**Recorded data**
┌────────

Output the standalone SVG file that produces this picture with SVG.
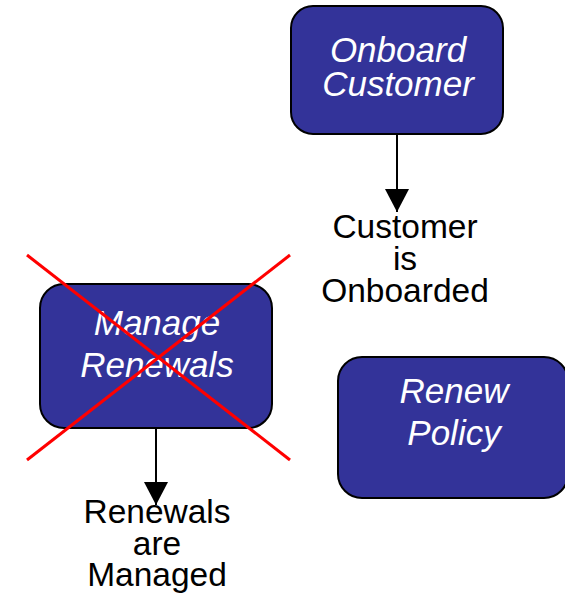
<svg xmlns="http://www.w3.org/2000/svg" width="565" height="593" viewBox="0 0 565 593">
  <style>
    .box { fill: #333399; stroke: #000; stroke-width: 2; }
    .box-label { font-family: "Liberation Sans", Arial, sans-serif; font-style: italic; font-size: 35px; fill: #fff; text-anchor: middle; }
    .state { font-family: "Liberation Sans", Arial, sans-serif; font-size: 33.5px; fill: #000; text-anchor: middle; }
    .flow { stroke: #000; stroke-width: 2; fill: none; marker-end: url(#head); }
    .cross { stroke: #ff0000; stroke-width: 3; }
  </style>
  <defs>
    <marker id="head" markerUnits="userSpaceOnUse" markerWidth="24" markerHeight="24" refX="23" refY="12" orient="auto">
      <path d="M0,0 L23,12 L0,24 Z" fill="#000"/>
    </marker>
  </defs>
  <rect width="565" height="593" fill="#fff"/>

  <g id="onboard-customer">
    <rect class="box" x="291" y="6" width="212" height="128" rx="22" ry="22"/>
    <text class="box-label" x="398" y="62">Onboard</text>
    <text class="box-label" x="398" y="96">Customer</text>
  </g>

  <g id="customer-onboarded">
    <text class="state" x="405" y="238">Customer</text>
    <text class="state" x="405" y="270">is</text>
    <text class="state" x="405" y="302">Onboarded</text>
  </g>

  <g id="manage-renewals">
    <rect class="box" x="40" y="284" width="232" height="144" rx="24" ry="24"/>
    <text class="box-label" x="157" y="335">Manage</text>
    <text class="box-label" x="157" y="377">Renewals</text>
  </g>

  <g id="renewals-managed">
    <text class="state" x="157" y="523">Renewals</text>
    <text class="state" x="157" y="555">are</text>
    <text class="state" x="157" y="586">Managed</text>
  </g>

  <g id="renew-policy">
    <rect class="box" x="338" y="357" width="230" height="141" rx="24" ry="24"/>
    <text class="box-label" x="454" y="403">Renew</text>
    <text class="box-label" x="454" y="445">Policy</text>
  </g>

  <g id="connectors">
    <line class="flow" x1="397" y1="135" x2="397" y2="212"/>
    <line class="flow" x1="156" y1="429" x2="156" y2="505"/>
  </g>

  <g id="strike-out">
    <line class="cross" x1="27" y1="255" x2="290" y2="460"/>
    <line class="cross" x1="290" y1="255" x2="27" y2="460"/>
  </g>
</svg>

└────────

**Written task**
Write out the full listing verbatim, excluding its pictures.

**Response for this exercise**
Output the standalone SVG file that produces this picture with SVG.
<svg xmlns="http://www.w3.org/2000/svg" width="565" height="593" viewBox="0 0 565 593">
  <style>
    .box { fill: #333399; stroke: #000; stroke-width: 2; }
    .box-label { font-family: "Liberation Sans", Arial, sans-serif; font-style: italic; font-size: 35px; fill: #fff; text-anchor: middle; }
    .state { font-family: "Liberation Sans", Arial, sans-serif; font-size: 33.5px; fill: #000; text-anchor: middle; }
    .flow { stroke: #000; stroke-width: 2; fill: none; marker-end: url(#head); }
    .cross { stroke: #ff0000; stroke-width: 3; }
  </style>
  <defs>
    <marker id="head" markerUnits="userSpaceOnUse" markerWidth="24" markerHeight="24" refX="23" refY="12" orient="auto">
      <path d="M0,0 L23,12 L0,24 Z" fill="#000"/>
    </marker>
  </defs>
  <rect width="565" height="593" fill="#fff"/>

  <g id="onboard-customer">
    <rect class="box" x="291" y="6" width="212" height="128" rx="22" ry="22"/>
    <text class="box-label" x="398" y="62">Onboard</text>
    <text class="box-label" x="398" y="96">Customer</text>
  </g>

  <g id="customer-onboarded">
    <text class="state" x="405" y="238">Customer</text>
    <text class="state" x="405" y="270">is</text>
    <text class="state" x="405" y="302">Onboarded</text>
  </g>

  <g id="manage-renewals">
    <rect class="box" x="40" y="284" width="232" height="144" rx="24" ry="24"/>
    <text class="box-label" x="157" y="335">Manage</text>
    <text class="box-label" x="157" y="377">Renewals</text>
  </g>

  <g id="renewals-managed">
    <text class="state" x="157" y="523">Renewals</text>
    <text class="state" x="157" y="555">are</text>
    <text class="state" x="157" y="586">Managed</text>
  </g>

  <g id="renew-policy">
    <rect class="box" x="338" y="357" width="230" height="141" rx="24" ry="24"/>
    <text class="box-label" x="454" y="403">Renew</text>
    <text class="box-label" x="454" y="445">Policy</text>
  </g>

  <g id="connectors">
    <line class="flow" x1="397" y1="135" x2="397" y2="212"/>
    <line class="flow" x1="156" y1="429" x2="156" y2="505"/>
  </g>

  <g id="strike-out">
    <line class="cross" x1="27" y1="255" x2="290" y2="460"/>
    <line class="cross" x1="290" y1="255" x2="27" y2="460"/>
  </g>
</svg>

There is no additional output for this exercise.